TBA picWe often hear, “Follow your passion” as the universal prescription for happiness and success. But we say “Follow your opportunity, passionately” as a more plausible road to success. Opportunities abound! The key is to find a way to take advantage of them using your passion. So how do you recognize opportunity and pursue it passionately? And more importantly, how do you achieve sustainable success?

Those were the questions we were asked to address at Rowan University in Southern New Jersey where we spoke last week to students of entrepreneurship.

To recognize opportunity you have to first recognize a need. What’s missing? Where’s the void? What problem needs to be solved? By starting with the problem, you alert your brain to look beyond the superficial and search your experience for keys. You begin to look for and not just at. Sometimes the solution is staring you right in the face but you don’t see it, no one does, because we have accepted the situation as not being improvable, or we are stuck in the rut of things that have been done in the past.

There was a time, not too long ago when people had to carry their luggage everywhere. No one had thought of putting wheels on luggage even though the technology was there for over a century. Likewise students used to hold all their books in their arms. No one had yet thought of a backpack for school supplies. For a decade there were no convertible cars until Lee Iacocca introduced the Ford Mustang. Similarly a decade past with no serious science fiction movies until George Lucas brought back the genre with Star Wars. These needs were there all along, but only a few of us noticed and responded to the opportunity.

We saw opportunity in a debt that wasn’t even our own. We took over the debt owed to a grape grower by a bankrupt winery, and negotiated a trade for bulk wine and bottling services in lieu of funds. Then we had to develop a brand to monetize the goods and services to pay the debt. We asked questions of everybody who would touch our product from the retail buyer to the clerk, from the forklift operator to the bottling line manager, and from the customer to the community. What should it look like? How should it taste? Who was the consumer? How did it get to them? We listened and Barefoot Wine was born. But wine wasn’t our passion. Conservation, education and human rights were our passions. So we supported non-profits that championed those goals to get the word out on our products.
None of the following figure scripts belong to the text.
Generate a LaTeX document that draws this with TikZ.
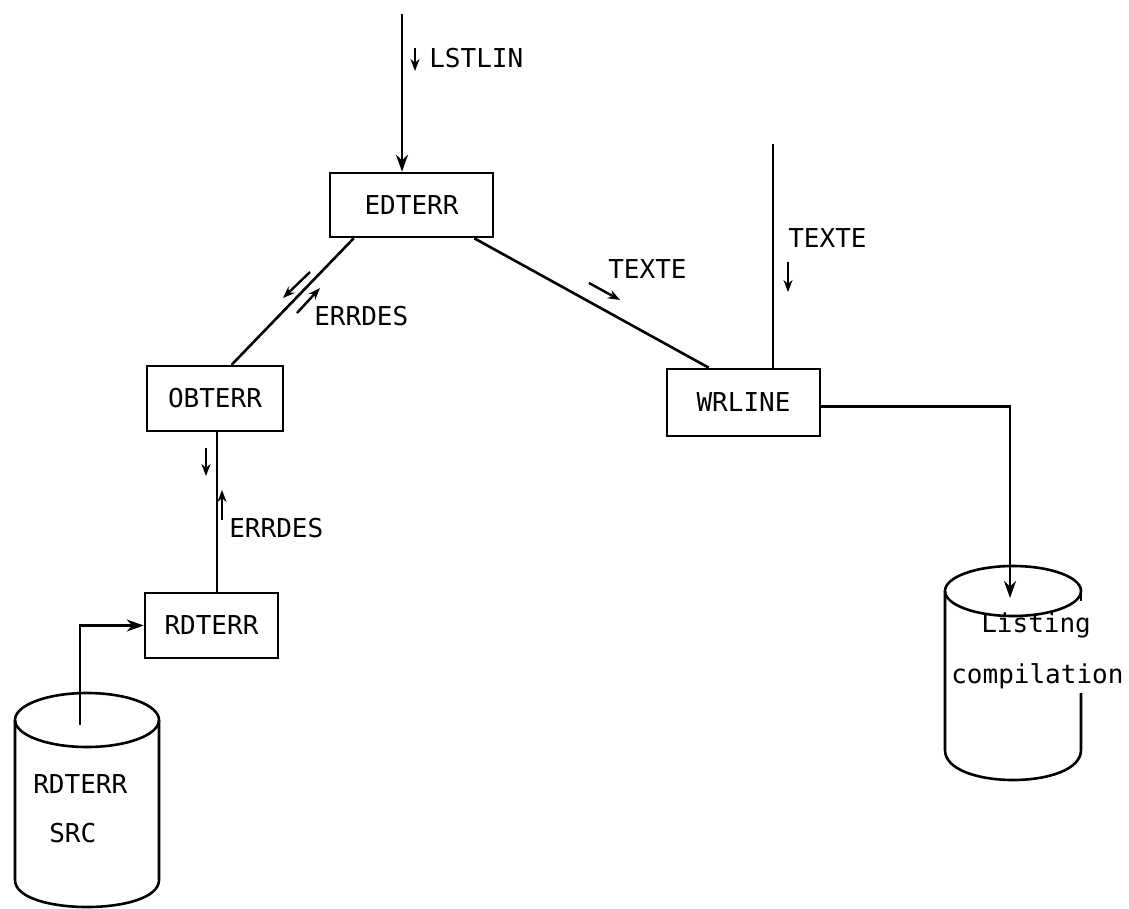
\documentclass[tikz,border=0pt]{standalone}
\usepackage{fontspec}
\newfontfamily\tw{DejaVu Sans Mono}
\usetikzlibrary{arrows.meta,calc}
\begin{document}
\begin{tikzpicture}[x=1pt,y=-1pt,line width=2.6pt,
  box/.style={draw,rectangle,inner sep=0pt,font=\tw\fontsize{26}{30}\selectfont},
  lbl/.style={anchor=base west,inner sep=0pt,font=\tw\fontsize{26}{30}\selectfont},
  mainarrow/.style={-{Stealth[length=17pt,width=12pt]}},
  flow/.style={line width=2.4pt,-{Stealth[length=12pt,width=9pt]}}]
\fill[white] (0,0) rectangle (1129,908);
\useasboundingbox (0,0) rectangle (1129,908);

% boxes
\node[box,minimum width=163pt,minimum height=64pt] (edterr) at (411.5,205) {EDTERR};
\node[box,minimum width=136pt,minimum height=65pt] (obterr) at (215,398.5) {OBTERR};
\node[box,minimum width=133pt,minimum height=65pt] (rdterr) at (211.5,625.5) {RDTERR};
\node[box,minimum width=153pt,minimum height=67pt] (wrline) at (743.5,402.5) {WRLINE};

% labels
\node[lbl] (llstlin) at (428,67) {LSTLIN};
\node[lbl] (lerrdes1) at (313,325) {ERRDES};
\node[lbl] (lerrdes2) at (228,537) {ERRDES};
\node[lbl] (ltexte1) at (607,278) {TEXTE};
\node[lbl] (ltexte2) at (787,247) {TEXTE};
\node[lbl] (lsrc1) at (32,793) {RDTERR};
\node[lbl] (lsrc2) at (48,842) {SRC};
\node[lbl] (llist1) at (980,632) {Listing};
\node[lbl] (llist2) at (950,683) {compilation};

% cylinders
\draw (87,720) ellipse [x radius=72, y radius=27];
\draw (15,720) -- (15,880) .. controls (15,916) and (159,916) .. (159,880) -- (159,720);
\draw (1013,591) ellipse [x radius=68, y radius=25];
\draw (945,591) -- (945,750) .. controls (945,790) and (1081,790) .. (1081,750) -- (1081,693);
\draw (1081,591) -- (1081,601);

% free ends
\coordinate (ltop) at (402,14);
\coordinate (ttop) at (773,144);
\coordinate (srcin) at (80,725);
\coordinate (lstin) at (1010,598);

% connectors
\draw[mainarrow] (ltop) -- (ltop |- edterr.north);
\draw ($(edterr.south west)+(25,0)$) -- ($(obterr.north west)+(86,0)$);
\draw ($(obterr.south)+(2,0)$) -- ($(rdterr.north)+(5.5,0)$);
\draw[mainarrow] (srcin) |- (rdterr.west);
\draw ($(edterr.south east)+(-20,0)$) -- ($(wrline.north west)+(43,0)$);
\draw (ttop) -- (ttop |- wrline.north);
\draw[mainarrow] ($(wrline.east)+(0,4)$) -| (lstin);

% flow marks
\draw[flow] (415,48) -- (415,71);
\draw[flow] (310,272) -- (283,298);
\draw[flow] (297,313) -- (320,288);
\draw[flow] (206,448) -- (206,476);
\draw[flow] (222,520) -- (222,490);
\draw[flow] (589,283) -- (620,300);
\draw[flow] (788,262) -- (788,292);
\end{tikzpicture}
\end{document}
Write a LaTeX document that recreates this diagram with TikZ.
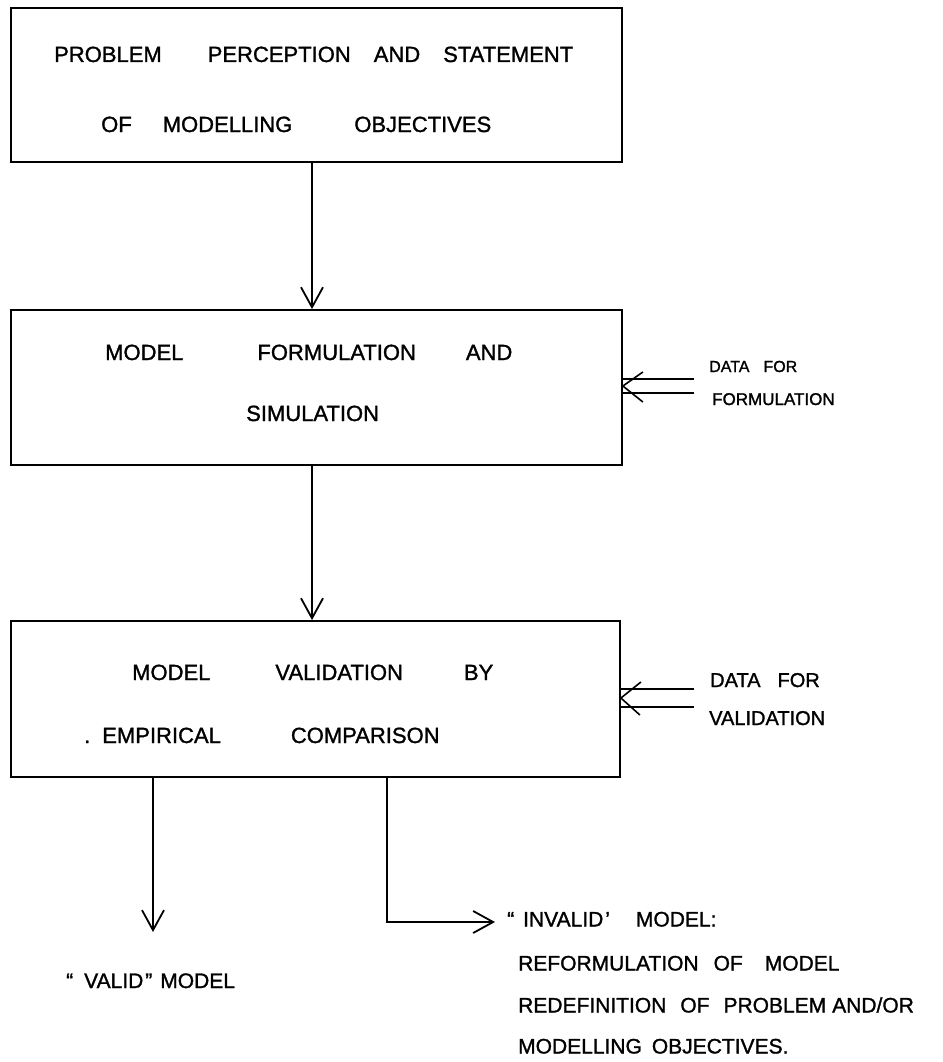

Pursuing an opportunity passionately requires a mindset of humility, discovery and adventure. Ask tons of questions and listen closely to the answers. Don’t give up on your passion, but instead, find a way to incorporate it into your opportunity. We wove support for hundreds of worthy causes into the very fabric of our brand which ultimately made it into a success, and an icon.

Sure, our product had to be a superior value from a mercantile perspective (price, quality, availability and positioning). But what really sustained it and grew it was the membership of the non-profits we passionately supported who had a social reason to buy it and spread the word. Our passion for their worthy causes actually gave us a marketing advantage. Who would have guessed?

So we challenged the students to look for a need and an opportunity that satisfies that need, ask lots of questions, and pursue that opportunity with their passion in mind. In other words, follow your opportunity passionately!